Ladue Market building undergoes $2.5 million renovation

A historic property on the 91st block of Clayton Road in Ladue is breathing fresh air thanks to its new owner who has dedicated his renovation business to the project both as the contractor and a future user of the building.

Randy Renner, owner of Period Restoration in St. Louis, now owns what is considered Ladue’s oldest store. Known today as the Ladue Market, the building was built in 1928 as Meyer’s Market and owned and operated by four generations of the Meyers family for 91 years before closing in early 2020.

Renner is investing $2.5 million to bring back what a preservation historian called its “distinctive Tudor Revival structure,” which received recognition for “excellent continuing use” from the St. Louis County Historic Building Commission in 1985.

“We don’t do a ton of commercial work, but we do some,” Renner noted. The company also recently purchased the Katie’s Pizza & Pasta Osteria building on Clayton Road and is converting it into a 10-unit apartment building.

In its new incarnation, not only will the Ladue Market building return to its architectural roots, but it will house a business showroom for a premier new entity, Stonehall Cabinet Company, on the first floor and Period Restoration’s company offices on the second floor.

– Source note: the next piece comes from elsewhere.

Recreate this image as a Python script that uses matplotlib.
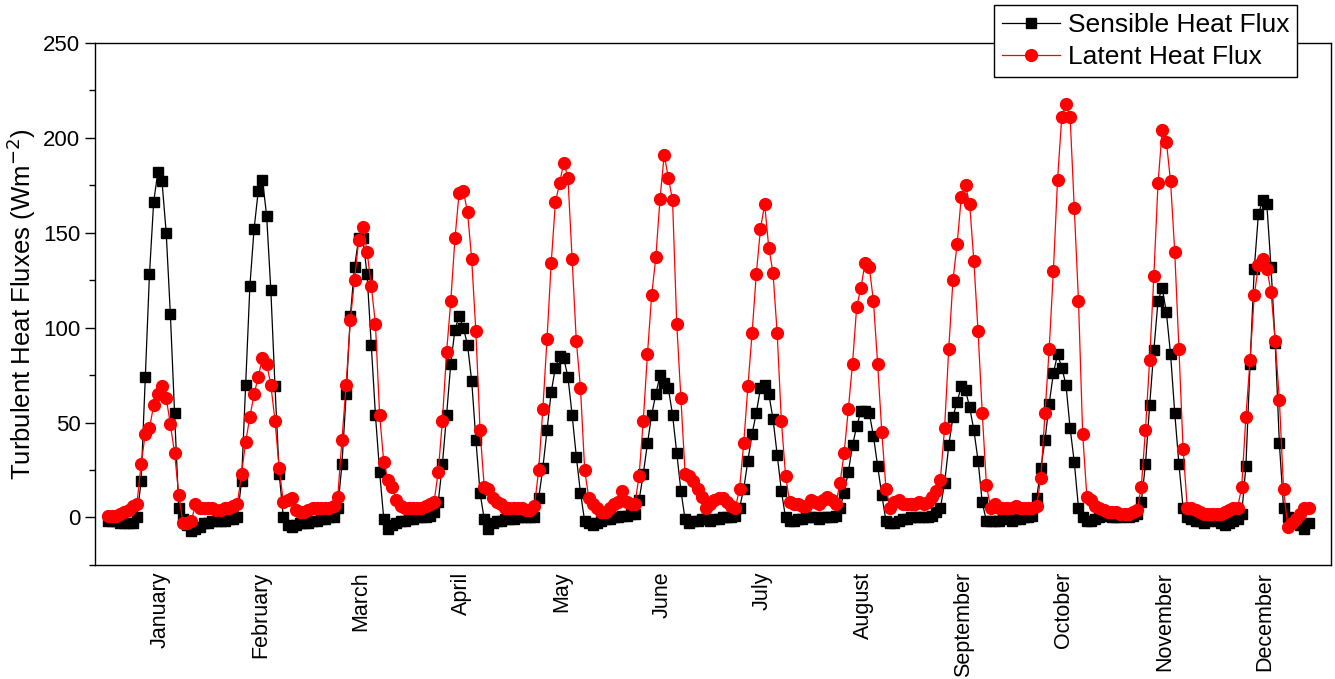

“We went to great lengths to put the building back to its original look,” Renner said. “We took off the overhang, which blocked the windows; went back to the mahogany storefront-style windows — there was absolutely no natural light into the interior; put on a new, multicolored slate roof; and brought back the full 14-ft.-tall ceilings.” Demolition of the interior took about two months. 

Period Restoration self-performed the new roof, along with framing and millwork on the property, and is using contractors for plumbing and electrical work, as well as landscape architecture and design. 

Challenges have been similar to what the entire construction industry has experienced in the past couple of years, Renner said.

“We’re suffering from a labor shortage and it takes longer to get materials, supplies and appliances, so jobs take longer.

Nevertheless, this historical transformation has been moving quickly: Renner started renovations on the property in November 2021 and expects to be finished in November of this year.

Rather than give it a new name, Renner expects to continue referring to the building as the Ladue Market, even though it will no longer retain its historic function as a grocery store, because “that gives credence to the building’s history in the community.”